**Description of the task**
Print the records below exactly, starting at the first line and stopping after the line that contains "Chart.register(...registerables);". Leave out any pictures.

**Material supplied**
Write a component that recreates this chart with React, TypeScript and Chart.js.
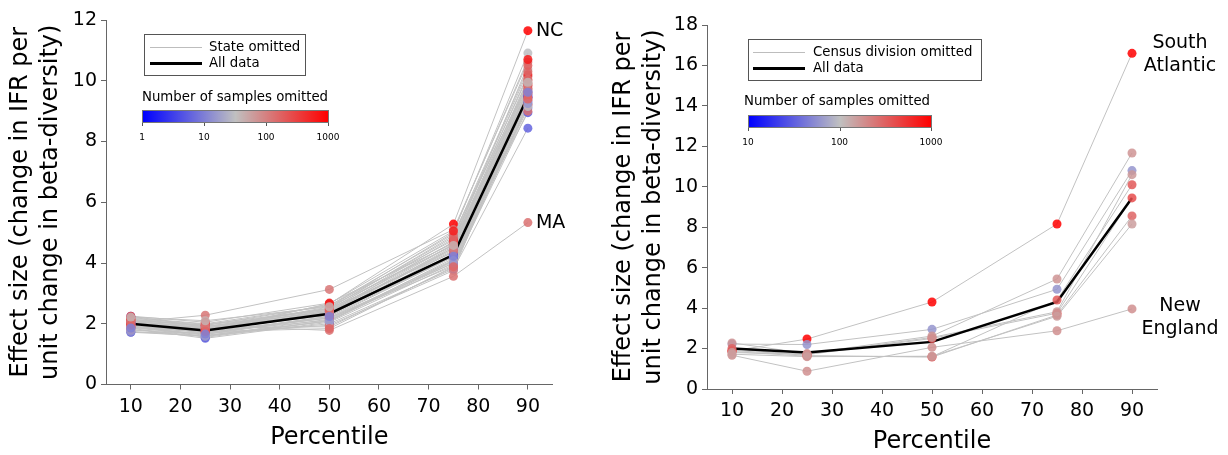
import React, { useEffect, useRef } from "react";
import { Chart, registerables } from "chart.js";
Chart.register(...registerables);

const FONT = "'DejaVu Sans', sans-serif";
Chart.defaults.font.family = FONT;

// ---------- shared axes ----------
const percentiles = [10, 25, 50, 75, 90];
const xTickValues = [10, 20, 30, 40, 50, 60, 70, 80, 90];
const leftYTickValues = [0, 2, 4, 6, 8, 10, 12];
const rightYTickValues = [0, 2, 4, 6, 8, 10, 12, 14, 16, 18];
const yTitleLines = ["Effect size (change in IFR per", "unit change in beta-diversity)"];

// ---------- left panel: one state omitted ----------
const stateP10 = [1.90, 2.15, 2.05, 1.95, 2.00, 2.10, 1.88, 2.20, 1.95, 2.05, 1.72, 2.25, 1.98, 2.02, 1.90, 2.10, 1.80, 2.00, 1.95, 2.15, 1.85, 2.05, 1.92, 2.25, 1.72, 2.00, 1.88, 2.12, 1.95, 2.08, 1.80, 2.02, 1.90, 2.18, 1.75, 1.98, 2.06, 1.94, 2.22, 1.86];
const stateP25 = [1.80, 1.95, 2.28, 1.85, 1.90, 1.95, 1.75, 2.00, 1.85, 1.80, 1.70, 1.90, 1.78, 1.77, 1.65, 1.85, 1.60, 1.55, 1.70, 1.90, 1.52, 1.80, 1.75, 2.05, 1.60, 1.88, 1.72, 1.95, 1.82, 1.86, 1.68, 1.84, 1.62, 1.98, 1.58, 1.76, 1.92, 1.74, 2.10, 1.66];
const stateP50 = [2.65, 1.78, 3.13, 2.55, 2.50, 2.45, 2.40, 2.60, 2.35, 2.30, 2.25, 2.40, 2.32, 2.34, 2.20, 2.45, 2.15, 2.10, 2.20, 2.50, 2.05, 2.28, 2.18, 2.68, 2.00, 1.90, 2.12, 2.60, 2.38, 2.42, 1.95, 2.52, 2.08, 2.48, 2.10, 2.66, 2.28, 1.84, 2.56, 2.24];
const stateP75 = [5.28, 3.56, 5.10, 5.00, 4.90, 4.80, 4.70, 4.95, 4.60, 4.55, 4.50, 4.45, 4.28, 4.25, 4.20, 4.40, 4.10, 4.15, 4.00, 4.35, 3.95, 4.30, 3.90, 4.65, 3.80, 3.85, 4.05, 4.75, 4.50, 4.62, 3.75, 4.85, 4.08, 4.68, 4.00, 5.05, 4.38, 3.88, 4.58, 4.22];
const stateP90 = [11.65, 5.33, 10.62, 10.91, 10.39, 10.14, 10.00, 9.90, 9.80, 9.75, 9.70, 9.65, 9.50, 9.46, 9.55, 9.60, 9.40, 9.30, 9.21, 9.35, 9.10, 8.95, 9.00, 9.85, 8.44, 9.20, 9.45, 10.20, 9.90, 10.05, 9.60, 10.30, 9.15, 10.50, 9.25, 10.70, 9.70, 9.40, 9.95, 9.62];
const stateSamples = [1000, 130, 120, 30, 40, 110, 150, 120, 80, 160, 20, 5, 1.5, 2, 8, 180, 12, 4, 160, 100, 6, 5, 130, 400, 6, 110, 200, 500, 60, 140, 110, 150, 30, 180, 15, 600, 120, 160, 40, 10];
const stateAllData = [2.0, 1.78, 2.33, 4.27, 9.48];
const stateLabelText = ["NC", "MA"];
const stateLabelIndex = [0, 1];
const stateColorbarTicks = ["1", "10", "100", "1000"];

// ---------- right panel: one census division omitted ----------
const divisionP10 = [1.88, 1.67, 2.22, 2.28, 1.85, 1.90, 2.00, 1.80, 1.72];
const divisionP25 = [2.47, 0.88, 2.20, 1.75, 1.62, 1.70, 1.65, 1.72, 1.60];
const divisionP50 = [4.30, 2.06, 2.95, 2.62, 1.60, 2.50, 1.58, 2.55, 1.62];
const divisionP75 = [8.16, 2.88, 4.93, 5.44, 4.40, 3.75, 3.66, 3.82, 3.60];
const divisionP90 = [16.60, 3.96, 10.80, 11.67, 10.10, 9.45, 8.56, 10.60, 8.16];
const divisionSamples = [1000, 180, 60, 170, 350, 400, 300, 160, 150];
const divisionAllData = [2.0, 1.8, 2.33, 4.3, 9.45];
const divisionLabelText = [["South", "Atlantic"], ["New", "England"]];
const divisionLabelIndex = [0, 1];
const divisionColorbarTicks = ["10", "100", "1000"];

// ---------- helpers ----------
function cmap(t: number): string {
  const u0 = Math.max(0, Math.min(1, t));
  let r: number, g: number, b: number;
  if (u0 < 0.5) {
    const u = u0 / 0.5;
    r = 192 * u; g = 192 * u; b = 255 + (192 - 255) * u;
  } else {
    const u = (u0 - 0.5) / 0.5;
    r = 192 + 63 * u; g = 192 * (1 - u); b = 192 * (1 - u);
  }
  return `rgba(${Math.round(r)},${Math.round(g)},${Math.round(b)},0.85)`;
}

type LabelItem = { x: number; y: number; lines: string[]; dx: number; dy: number; align: CanvasTextAlign };

function makeLabelPlugin(items: LabelItem[]) {
  return {
    id: "pointLabels",
    afterDatasetsDraw(chart: any) {
      const { ctx, scales } = chart;
      ctx.save();
      ctx.font = `19px ${FONT}`;
      ctx.fillStyle = "#000";
      ctx.textBaseline = "middle";
      for (const it of items) {
        const px = scales.x.getPixelForValue(it.x) + it.dx;
        const py = scales.y.getPixelForValue(it.y) + it.dy;
        ctx.textAlign = it.align;
        const lh = 23;
        it.lines.forEach((ln, i) => ctx.fillText(ln, px, py + (i - (it.lines.length - 1) / 2) * lh));
      }
      ctx.restore();
    },
  };
}

type PanelProps = {
  left: number;
  width: number;
  padLeft: number;
  padTop: number;
  padRight: number;
  yAxisWidth: number;
  xAxisHeight: number;
  yMax: number;
  yTicks: number[];
  yTitlePad: number;
  xTitlePad: number;
  cols: number[][];
  samples: number[];
  allData: number[];
  tOf: (n: number) => number;
  labels: LabelItem[];
};

function Panel(p: PanelProps) {
  const ref = useRef<HTMLCanvasElement>(null);
  useEffect(() => {
    const nLines = p.cols[0].length;
    const grayLines: any[] = [];
    const pts: any[] = [];
    const colors: string[] = [];
    for (let i = 0; i < nLines; i++) {
      const data = percentiles.map((x, j) => ({ x, y: p.cols[j][i] }));
      grayLines.push({
        type: "line",
        data,
        borderColor: "#c2c2c2",
        borderWidth: 1,
        pointRadius: 0,
        fill: false,
        tension: 0,
        order: 3,
      });
      data.forEach((d) => {
        pts.push(d);
        colors.push(cmap(p.tOf(p.samples[i])));
      });
    }
    const black = {
      type: "line",
      data: percentiles.map((x, j) => ({ x, y: p.allData[j] })),
      borderColor: "#000",
      borderWidth: 2.5,
      pointRadius: 0,
      fill: false,
      tension: 0,
      order: 2,
    };
    const points = {
      type: "line",
      data: pts,
      showLine: false,
      pointRadius: 4.5,
      pointBackgroundColor: colors,
      pointBorderColor: colors,
      pointBorderWidth: 0,
      order: 1,
    };
    const chart = new Chart(ref.current as HTMLCanvasElement, {
      type: "line",
      data: { datasets: [...grayLines, black, points] as any },
      options: {
        animation: false,
        responsive: false,
        events: [],
        layout: { padding: { left: p.padLeft, top: p.padTop, right: p.padRight, bottom: 0 } },
        plugins: { legend: { display: false }, tooltip: { enabled: false } },
        scales: {
          x: {
            type: "linear",
            min: 5,
            max: 95,
            afterBuildTicks: (s: any) => {
              s.ticks = xTickValues.map((v) => ({ value: v }));
            },
            afterFit: (s: any) => {
              s.height = p.xAxisHeight;
            },
            grid: { drawOnChartArea: false, drawTicks: true, tickLength: 5, color: "#666" },
            border: { display: true, color: "#666", width: 1 },
            ticks: { font: { size: 19 }, color: "#000", padding: 6, maxRotation: 0, autoSkip: false },
            title: {
              display: true,
              text: "Percentile",
              font: { size: 24, lineHeight: 1 },
              color: "#000",
              padding: { top: 0, bottom: p.xTitlePad },
            },
          },
          y: {
            type: "linear",
            min: 0,
            max: p.yMax,
            afterBuildTicks: (s: any) => {
              s.ticks = p.yTicks.map((v) => ({ value: v }));
            },
            afterFit: (s: any) => {
              s.width = p.yAxisWidth;
            },
            grid: { drawOnChartArea: false, drawTicks: true, tickLength: 5, color: "#666" },
            border: { display: true, color: "#666", width: 1 },
            ticks: { font: { size: 19 }, color: "#000", padding: 4 },
            title: {
              display: true,
              text: yTitleLines,
              font: { size: 24, lineHeight: 1.25 },
              color: "#000",
              padding: { top: p.yTitlePad, bottom: 0 },
            },
          },
        },
      } as any,
      plugins: [makeLabelPlugin(p.labels)],
    });
    return () => chart.destroy();
  }, []);
  return (
    <div style={{ position: "absolute", left: p.left, top: 0, width: p.width, height: 455 }}>
      <canvas ref={ref} width={p.width} height={455} style={{ display: "block" }} />
    </div>
  );
}

const txt: React.CSSProperties = {
  position: "absolute",
  fontFamily: FONT,
  fontSize: 13.3,
  lineHeight: "16px",
  color: "#000",
  whiteSpace: "nowrap",
};

type KeyProps = {
  boxX: number; boxY: number; boxW: number; boxH: number;
  lineX: number; lineW: number; textX: number; row1: number; row2: number;
  seriesLabel: string;
  cbTitleX: number; cbTitleY: number;
  barX: number; barY: number; barW: number; barH: number;
  ticks: string[]; tickLabelY: number;
};

function Key(k: KeyProps) {
  return (
    <>
      <div style={{ position: "absolute", left: k.boxX, top: k.boxY, width: k.boxW, height: k.boxH, border: "1px solid #555", boxSizing: "border-box", background: "#fff" }} />
      <div style={{ position: "absolute", left: k.lineX, top: k.row1, width: k.lineW, height: 1, background: "#bdbdbd" }} />
      <div style={{ position: "absolute", left: k.lineX, top: k.row2 - 1, width: k.lineW, height: 3, background: "#000" }} />
      <div style={{ ...txt, left: k.textX, top: k.row1 - 8 }}>{k.seriesLabel}</div>
      <div style={{ ...txt, left: k.textX, top: k.row2 - 8 }}>All data</div>
      <div style={{ ...txt, left: k.cbTitleX, top: k.cbTitleY - 8 }}>Number of samples omitted</div>
      <div style={{ position: "absolute", left: k.barX, top: k.barY, width: k.barW, height: k.barH, boxSizing: "border-box", border: "1px solid #777", background: "linear-gradient(to right, rgb(0,0,255), rgb(192,192,192), rgb(255,0,0))" }} />
      {k.ticks.map((t, i) => {
        const x = k.barX + (i * (k.barW - 1)) / (k.ticks.length - 1);
        return (
          <React.Fragment key={t}>
            <div style={{ position: "absolute", left: x, top: k.barY + k.barH, width: 1, height: 3, background: "#555" }} />
            <div style={{ ...txt, fontSize: 9, lineHeight: "11px", left: x, top: k.tickLabelY - 5.5, transform: "translateX(-50%)" }}>{t}</div>
          </React.Fragment>
        );
      })}
    </>
  );
}

export default function App() {
  const stateCols = [stateP10, stateP25, stateP50, stateP75, stateP90];
  const divisionCols = [divisionP10, divisionP25, divisionP50, divisionP75, divisionP90];
  const stateLabels: LabelItem[] = stateLabelText.map((t, i) => ({
    x: 90, y: stateP90[stateLabelIndex[i]], lines: [t], dx: 8, dy: 0, align: "left" as CanvasTextAlign,
  }));
  const divisionLabels: LabelItem[] = divisionLabelText.map((t, i) => ({
    x: 90, y: divisionP90[divisionLabelIndex[i]], lines: t, dx: 48, dy: i === 0 ? 1 : 9, align: "center" as CanvasTextAlign,
  }));
  return (
    <div style={{ position: "absolute", left: 0, top: 0, width: 1228, height: 455, background: "#fff", overflow: "hidden" }}>
      <Panel
        left={0} width={600} padLeft={0} padTop={20} padRight={47.3}
        yAxisWidth={106} xAxisHeight={70.5} yMax={12} yTicks={leftYTickValues}
        yTitlePad={6} xTitlePad={5}
        cols={stateCols} samples={stateSamples} allData={stateAllData}
        tOf={(n) => Math.log10(n) / 3} labels={stateLabels}
      />
      <Panel
        left={600} width={628} padLeft={0} padTop={25} padRight={71}
        yAxisWidth={107} xAxisHeight={66} yMax={18} yTicks={rightYTickValues}
        yTitlePad={9} xTitlePad={1}
        cols={divisionCols} samples={divisionSamples} allData={divisionAllData}
        tOf={(n) => (Math.log10(n) - 1) / 2} labels={divisionLabels}
      />
      <Key
        boxX={144} boxY={34} boxW={162} boxH={42} lineX={150} lineW={52} textX={209} row1={47} row2={63}
        seriesLabel="State omitted" cbTitleX={142} cbTitleY={97}
        barX={142} barY={110} barW={187} barH={13} ticks={stateColorbarTicks} tickLabelY={137}
      />
      <Key
        boxX={748} boxY={39} boxW={234} boxH={42} lineX={753} lineW={52} textX={813} row1={52} row2={68}
        seriesLabel="Census division omitted" cbTitleX={744} cbTitleY={101}
        barX={748} barY={115} barW={184} barH={13} ticks={divisionColorbarTicks} tickLabelY={142}
      />
    </div>
  );
}
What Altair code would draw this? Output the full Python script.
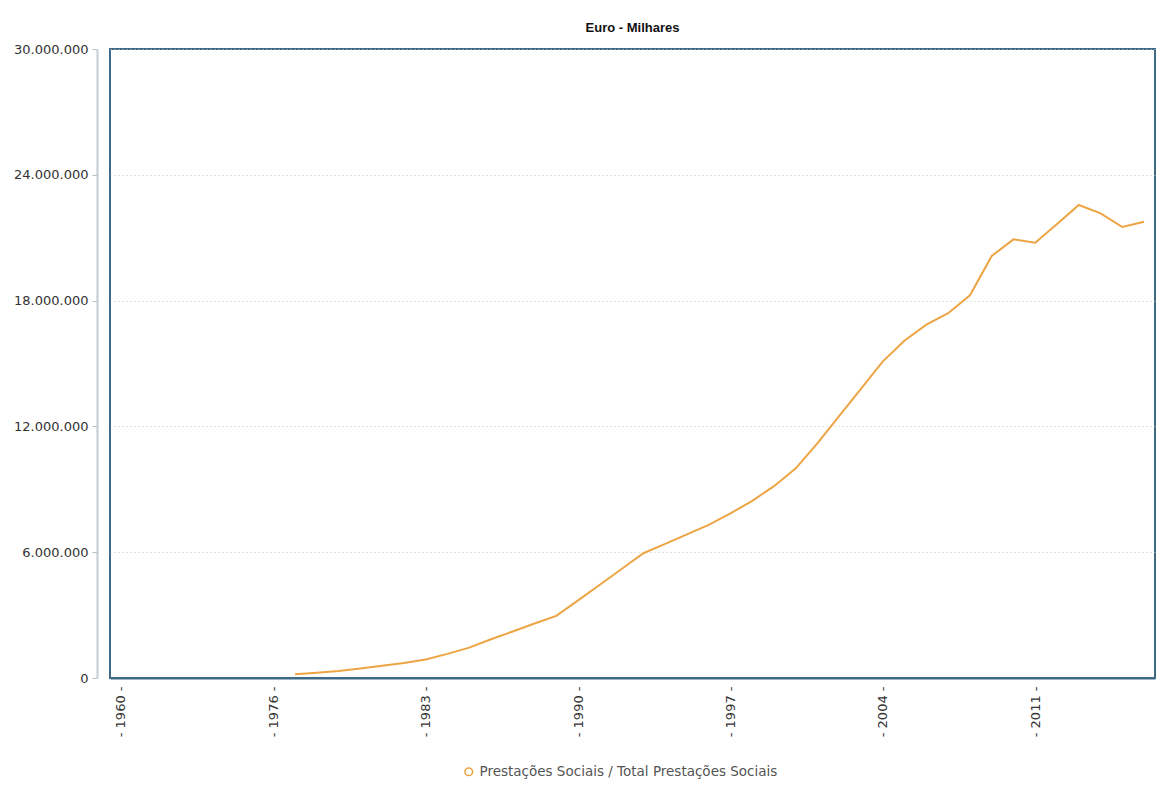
import altair as alt
import pandas as pd

# Category axis (PORDATA style: 1960, then 1970 onwards)
categories = ['1960', '1970', '1971', '1972', '1973', '1974', '1975', '1976', '1977', '1978',
              '1979', '1980', '1981', '1982', '1983', '1984', '1985', '1986', '1987', '1988',
              '1989', '1990', '1991', '1992', '1993', '1994', '1995', '1996', '1997', '1998',
              '1999', '2000', '2001', '2002', '2003', '2004', '2005', '2006', '2007', '2008',
              '2009', '2010', '2011', '2012', '2013', '2014', '2015', '2016']

tick_labels = ['1960', '1976', '1983', '1990', '1997', '2004', '2011']

years = ['1977', '1978', '1979', '1980', '1981', '1982', '1983', '1984', '1985', '1986',
         '1987', '1988', '1989', '1990', '1991', '1992', '1993', '1994', '1995', '1996',
         '1997', '1998', '1999', '2000', '2001', '2002', '2003', '2004', '2005', '2006',
         '2007', '2008', '2009', '2010', '2011', '2012', '2013', '2014', '2015', '2016']

# Euro - Milhares
values = [180000, 250000, 330000, 450000, 580000, 720000, 880000, 1150000, 1450000, 1850000,
          2220000, 2600000, 2960000, 3700000, 4450000, 5200000, 5950000, 6400000, 6850000, 7300000,
          7850000, 8450000, 9150000, 10000000, 11200000, 12500000, 13800000, 15100000, 16100000, 16850000,
          17400000, 18250000, 20130000, 20920000, 20760000, 21650000, 22560000, 22160000, 21510000, 21760000]

series_name = 'Prestações Sociais / Total Prestações Sociais'
y_ticks = [0, 6000000, 12000000, 18000000, 24000000, 30000000]

df = pd.DataFrame({'ano': years, 'valor': values, 'serie': [series_name] * len(years)})

line_color = '#EDA443'
frame_color = '#3E6A88'

chart = alt.Chart(df).mark_line(strokeWidth=2, color=line_color).encode(
    x=alt.X('ano:O',
            scale=alt.Scale(type='point', domain=categories, padding=0.5),
            axis=alt.Axis(title=None, values=tick_labels, labelAngle=270,
                          labelExpr="'- ' + datum.label + ' -'",
                          ticks=False, labelPadding=8, labelFontSize=13,
                          labelFont='DejaVu Sans', labelColor='#333333',
                          domainColor=frame_color, domainWidth=2, grid=False)),
    y=alt.Y('valor:Q',
            scale=alt.Scale(domain=[0, 30000000], nice=False),
            axis=alt.Axis(title=None, values=y_ticks,
                          labelExpr="replace(format(datum.value, ','), /,/g, '.')",
                          offset=13, tickSize=5, tickColor='#B8C0C8', labelPadding=4,
                          labelFontSize=13, labelFont='DejaVu Sans', labelColor='#333333',
                          domainColor='#C4CCD4', domainWidth=2,
                          grid=True, gridColor='#C8C8C8', gridDash=[1, 3], gridWidth=1)),
    color=alt.Color('serie:N',
                    scale=alt.Scale(range=[line_color]),
                    legend=alt.Legend(title=None, orient='none', legendX=352, legendY=716,
                                      symbolType='circle', symbolSize=60,
                                      symbolStrokeWidth=1.5, symbolFillColor='white',
                                      labelFont='DejaVu Sans', labelFontSize=13.5,
                                      labelLimit=0,
                                      labelColor='#555555', direction='horizontal'))
).properties(
    width=1045,
    height=629,
    background='white',
    title=alt.TitleParams('Euro - Milhares', font='Liberation Sans', fontSize=13,
                          fontWeight='bold', color='#111111', anchor='middle', offset=8),
    padding={'left': 5, 'top': 14, 'right': 5, 'bottom': 0}
).configure_view(
    stroke=frame_color, strokeWidth=2
)

chart.save("out.html", embed_options={"renderer": "svg", "actions": False})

**Final result**
Write a component that recreates this chart with React, TypeScript and Chart.js.
import React, { useEffect, useRef } from "react";
import { Chart, registerables } from "chart.js";
Chart.register(...registerables);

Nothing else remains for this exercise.